Les Misérables won three Golden Globes last weekend. By all accounts it is a shameless production mired in melancholy. Its efforts have been rewarded with eight Oscar nominations.
Bah, humbug.
I shouldn’t complain about its naked emotion and determinedly pessimistic outlook. After all, I like musicals. I like tragedies. I should like musical tragedies. But slogging through rainy sewers is a tiresome act. I can’t keep my sympathy up during recurring close-ups of actors 100% committed to winning Academy Awards by being as sad and bedraggled as possible. In my opinion, the best tragedy is an unexpected tragedy.
So here’s five movies that surprised me with their wretched emotional scope.
Kung Fu Panda 2 (2011)
The sequel to Kung Fu Panda explores exactly how Po (Jack Black), the eponymous Kung Fu Panda, was adopted by Mr Ping (James Hong), the goose proprietor of a noodle restaurant. After failing to repel a bandit attack on a small village Po suffers crippling flashbacks to his childhood. Po must find what his mentor Shifu (Dustin Hoffman) mysteriously describes as “Inner Peace” and overcome his past to defeat Lord Shen (Gary Oldman), a murderous white peacock.
Kung Fu Panda 2 is, 90% of the time, a joyous affair that speaks to my love of tofu dessert, light-hearted action movies, and specular effects. The other 10% of the time is a series of gorgeous rice-paper textured and extremely tear jerking sequences showing Po’s origins.
The Mist (2007)
A local military research project forgets to convert some units from imperial to metric, causing an inter-dimensional rift to open up in a small town. The residents hole up in a supermarket while a mist settles over the parking lot, and defend themselves against increasingly monstrous beings. Among them is a father (Thomas Jane) who finds that his fellow villagers turn out to be just as dangerous as the Eldritch abominations that issue from the fabric of space and time.
The Mist is definitely a good horror movie, in that the enemy is suitably frightening and that the titular mist does a good job of maintaining an aura of uncertainty over the whole setting.
However, the ending was… frustrating. To the point where I wept at the pointlessness of the movie. Whether you’d bemoan the fate of the protagonist or the time you wasted with this movie has yet to be seen.
Kill Bill Volume 2
The day before her wedding, The Bride’s (Uma Thurman) old assassination squad shot the wedding party and beat her into a coma. In Kill Bill 1, she dispatched two members of her old assassination team. In Kill Bil 2, she continues on her “roaring rampage of revenge”, but it’s not as simple as crossing names off a notepad with a thick black sharpie.

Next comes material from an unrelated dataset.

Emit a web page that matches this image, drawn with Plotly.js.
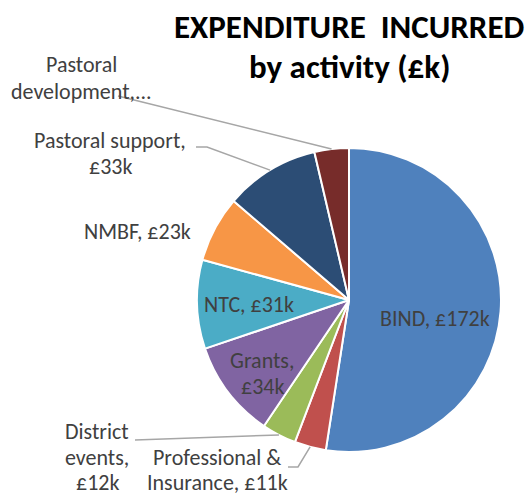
<!DOCTYPE html>
<html>
<head>
<meta charset="utf-8">
<script src="https://cdn.plot.ly/plotly-3.0.1.min.js"></script>
<style>html,body{margin:0;padding:0;background:#fff;}#chart{width:529px;height:497px;}</style>
</head>
<body>
<div id="chart"></div>
<script>
// ---- data ----
const categories = ['BIND', 'Professional & Insurance', 'District events', 'Grants', 'NTC', 'NMBF', 'Pastoral support', 'Pastoral development'];
const values = [172, 11, 12, 34, 31, 23, 33, 12];
const labelTexts = ['BIND, £172k', 'Professional &<br>Insurance, £11k', 'District<br>events,<br>£12k', 'Grants,<br>£34k', 'NTC, £31k', 'NMBF, £23k', 'Pastoral support,<br>£33k', 'Pastoral<br>development,...'];
const colors = ['#4F81BD', '#C0504D', '#9BBB59', '#8064A2', '#4BACC6', '#F79646', '#2C4D75', '#772C2A'];

// ---- layout helpers ----
const W = 529, H = 497;
const cx = 349, cy = 300, R = 152;
const px = x => x / W, py = y => 1 - y / H;
const FONT = 'Carlito, "Open Sans", sans-serif';

// mid-angle of each slice (clockwise from 12 o'clock)
const total = values.reduce((a, b) => a + b, 0);
let cum = 0;
const mids = values.map(v => { const m = (cum + v / 2) / total * 2 * Math.PI; cum += v; return m; });
const edgePt = (i, k) => [cx + R * k * Math.sin(mids[i]), cy - R * k * Math.cos(mids[i])];

// label placement: centre x, centre y of first line, line step; leader elbows
const place = {
  0: {x: 435, y: 318, s: 26.5},
  1: {x: 217, y: 457, s: 25.5, leader: [[288, 467], [298, 467]]},
  2: {x: 97, y: 431.5, s: 25.5, leader: [[135, 440]]},
  3: {x: 262, y: 360, s: 26.5},
  4: {x: 249, y: 304, s: 26.5},
  5: {x: 137, y: 232, s: 26.5},
  6: {x: 110, y: 140, s: 26.5, leader: [[196, 147], [207, 147]]},
  7: {x: 81, y: 65, s: 26.5, leader: [[118, 96]]}
};

const annotations = [];
const shapes = [];
categories.forEach((c, i) => {
  const p = place[i];
  labelTexts[i].split('<br>').forEach((ln, j) => {
    annotations.push({
      xref: 'paper', yref: 'paper', x: px(p.x), y: py(p.y + j * p.s),
      xanchor: 'center', yanchor: 'middle', showarrow: false, align: 'center',
      text: ln, font: {family: FONT, size: 22, color: '#404040'}
    });
  });
  if (p.leader) {
    const pts = p.leader.concat([edgePt(i, 1.0)]);
    let d = 'M ' + px(pts[0][0]) + ',' + py(pts[0][1]);
    for (let k = 1; k < pts.length; k++) d += ' L ' + px(pts[k][0]) + ',' + py(pts[k][1]);
    shapes.push({type: 'path', xref: 'paper', yref: 'paper', path: d, line: {color: '#A6A6A6', width: 1.5}});
  }
});

annotations.push({xref: 'paper', yref: 'paper', x: px(349), y: py(27), xanchor: 'center', yanchor: 'middle', showarrow: false,
  text: '<b>EXPENDITURE  INCURRED</b>', font: {family: FONT, size: 33, color: '#000'}});
annotations.push({xref: 'paper', yref: 'paper', x: px(349), y: py(67), xanchor: 'center', yanchor: 'middle', showarrow: false,
  text: '<b>by activity (£k)</b>', font: {family: FONT, size: 33, color: '#000'}});

const trace = {
  type: 'pie',
  labels: categories,
  values: values,
  sort: false,
  direction: 'clockwise',
  rotation: 0,
  marker: {colors: colors, line: {color: '#ffffff', width: 2}},
  textinfo: 'none',
  hoverinfo: 'label+value',
  domain: {x: [px(cx - R), px(cx + R)], y: [py(cy + R), py(cy - R)]}
};

const layout = {
  width: W, height: H,
  margin: {l: 0, r: 0, t: 0, b: 0},
  paper_bgcolor: '#ffffff',
  showlegend: false,
  annotations: annotations,
  shapes: shapes
};

Plotly.newPlot('chart', [trace], layout, {displayModeBar: false, staticPlot: true});
</script>
</body>
</html>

By the time The Bride works her way down to Bill (David Carradine), I expected an epic showdown with a small army of monks, at least two dozen varieties of weaponry and some mounted combat. But that didn’t happen. The final battle is understated and intimate.
And it does take quite a man to smile and tell his killer that he forgives her, before walking to his death.
Star Wars Episode III: Revenge of the Sith
Anakin Skywalker (Hayden Christensen) worries about the safety of his new wife, Padme Amidala (Natalie Portman). He has no time to attend counselling because of galactic politics and ongoing war, thus his borderline personality disorder remains untreated. His struggles culminate in a nervous breakdown, the amputation of his remaining limbs, and transformation into Darth Vader. Shouldn’t you know this story by now?
The surprise presented by Episode III stems mainly from surpassing my expectations of the Star Wars franchise after the failure of Episodes I and II to provide adequate entertainment. Yet I gaped in horror when Anakin duelled Obi-Wan (Ewan McGregor) on the lava flats of Mustafar. And when Anakin screamed “I hate you!” while Obi Wan maintained “You were my brother, Anakin; I loved you!” my inner fangirl wept like a baby.
Grave of the Fireflies (1988)
In World War II era Japan, a brother and sister struggle to stay alive after their hometown is bombed and their mother is killed. They find temporary refuge with their aunt, but her palpable resentment convinces them to leave. They don’t succeed.
Why is this movie on the list? The opening scene, which shows the brother succumbing to starvation in a train station, makes it clear that Grave of the Fireflies is not gonna be a happy movie.
The movie’s unrelenting insistence on putting the children through hell was a difficult endeavour to perform well. If Studio Ghibli had faltered but a little, the whole shebang would have come across as insufferably precious. Come on – the unbearably sweet fruit drop tin motif? Insect funerals presided by a preschooler? Teenage boy defying his elder and starving to death as a result? But I didn’t snicker. For their chosen subject matter… that’s surprising in itself.